Relative amount of a soluble β-casein and b soluble κ-casein in the ultracentrifugal supernatant (70,000×g/60 min) after heat treatment of concentrated skim milk of 27% total solids at different temperatures for 2 s (triangles), 6 s (diamonds), and 13 s (squares)

4 Conclusions

To conclude on the effects of heat treatment by direct steam injection on concentrated skim milk leading to heat-induced coagulation with special focus on casein micelles and whey proteins, we drew a schematic representation of the steps involved that could be derived from the analytical results. This model is shown in Fig. 10. It describes the conversion of a native, colloidally stable micelle into a dissociated form as a first step. Due to the activation energy supplied by heat, the micelle will dissociate into κ-casein-whey protein complexes and calcium-sensitive κ-casein-depleted casein micelles. These micelles are increasingly loose in structure, much larger, and stronger hydrated compared to the native structure possibly due to the cleavage of the linkage between caseins and colloidal calcium phosphate as described by Aoki et al. (1990). This massive increase in hydrodynamic radius may induce or at least facilitate κ-casein dissociation and may increase attractive forces between micelles due to a much larger calcium-sensitive “sticky” contact area depleted in κ-casein and therefore increase the rate of aggregation into large protein particles that are sedimentable. The observed effects of the increase in casein micelle size and the dissociation of κ-casein-whey protein complexes from the casein micelle surface were found to parallel each other as these effects both increased with increasing total solid content as well as heating temperature and time. Therefore, a close relationship between loosening of the internal micellar structure and protein dissociation leading to destabilization of casein micelles is likely. The effects of serum composition, pH, and volume fraction of casein micelles on the velocity of κ-casein dissociation and especially the increase in hydrodynamic radius of casein micelles need to be further addressed. Crowley et al. (2015) have shown that an increase in ionic calcium increased the rate of κ-casein dissociation.

Fig. 10

Schematic representation of the proposed model of heat-induced dissociation and coagulation of caseins and whey proteins in CSM derived from the distribution analysis of individual proteins

Most relevant in this work was the observation that heat-dissociated proteins were not found as soluble in the serum phase but rather form submicellar colloidal particles together with denatured whey protein that can be separated by ultracentrifugation. Ultracentrifugation conditions that removed all colloidal particles from milk used in literature might have underestimated the extent of dissociation of casein from the micelles during heat treatment.

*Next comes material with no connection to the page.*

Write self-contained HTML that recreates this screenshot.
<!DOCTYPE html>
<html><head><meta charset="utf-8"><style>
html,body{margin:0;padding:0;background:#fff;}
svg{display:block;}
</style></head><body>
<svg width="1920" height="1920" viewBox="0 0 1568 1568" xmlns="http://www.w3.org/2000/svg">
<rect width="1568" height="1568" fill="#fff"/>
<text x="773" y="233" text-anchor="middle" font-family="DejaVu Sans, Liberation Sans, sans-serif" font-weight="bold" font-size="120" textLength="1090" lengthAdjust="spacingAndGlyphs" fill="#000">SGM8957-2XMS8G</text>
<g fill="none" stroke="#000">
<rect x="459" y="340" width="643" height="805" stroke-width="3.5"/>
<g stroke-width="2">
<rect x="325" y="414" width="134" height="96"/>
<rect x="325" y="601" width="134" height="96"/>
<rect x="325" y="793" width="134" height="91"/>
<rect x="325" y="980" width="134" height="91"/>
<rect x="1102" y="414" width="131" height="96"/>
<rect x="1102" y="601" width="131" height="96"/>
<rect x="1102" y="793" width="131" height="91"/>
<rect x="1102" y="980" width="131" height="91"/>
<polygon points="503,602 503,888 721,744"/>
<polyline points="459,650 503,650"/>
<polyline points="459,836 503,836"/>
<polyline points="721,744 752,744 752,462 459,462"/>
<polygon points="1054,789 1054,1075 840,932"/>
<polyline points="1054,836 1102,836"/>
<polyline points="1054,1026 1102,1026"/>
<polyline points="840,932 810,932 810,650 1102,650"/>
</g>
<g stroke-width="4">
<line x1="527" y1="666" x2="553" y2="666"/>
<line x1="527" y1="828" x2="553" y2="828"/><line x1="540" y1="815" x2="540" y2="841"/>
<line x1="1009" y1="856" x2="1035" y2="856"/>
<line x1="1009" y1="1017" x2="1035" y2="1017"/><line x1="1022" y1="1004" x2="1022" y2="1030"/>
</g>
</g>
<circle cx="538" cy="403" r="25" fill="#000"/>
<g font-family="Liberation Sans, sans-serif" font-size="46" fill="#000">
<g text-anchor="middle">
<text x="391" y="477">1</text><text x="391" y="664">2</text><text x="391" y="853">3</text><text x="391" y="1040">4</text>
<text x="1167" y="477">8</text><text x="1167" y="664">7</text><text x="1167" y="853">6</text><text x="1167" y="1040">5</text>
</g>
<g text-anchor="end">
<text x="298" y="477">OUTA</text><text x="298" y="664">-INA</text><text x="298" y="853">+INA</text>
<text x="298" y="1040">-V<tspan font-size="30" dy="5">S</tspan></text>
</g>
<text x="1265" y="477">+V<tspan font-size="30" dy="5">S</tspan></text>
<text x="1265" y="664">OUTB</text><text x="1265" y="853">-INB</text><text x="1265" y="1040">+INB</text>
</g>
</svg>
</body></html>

In addition, we could gain new insights into the second undesired step of heat-induced coagulation which is the aggregation process leading to a redistribution of caseins into different size fractions and the formation of new structures. When a direct high heat process is applied for preservation of liquid CSM for the reduction of the environmental impact of the dairy industry by using CSM as a skim milk powder substitute, results obtained in this study will be most relevant.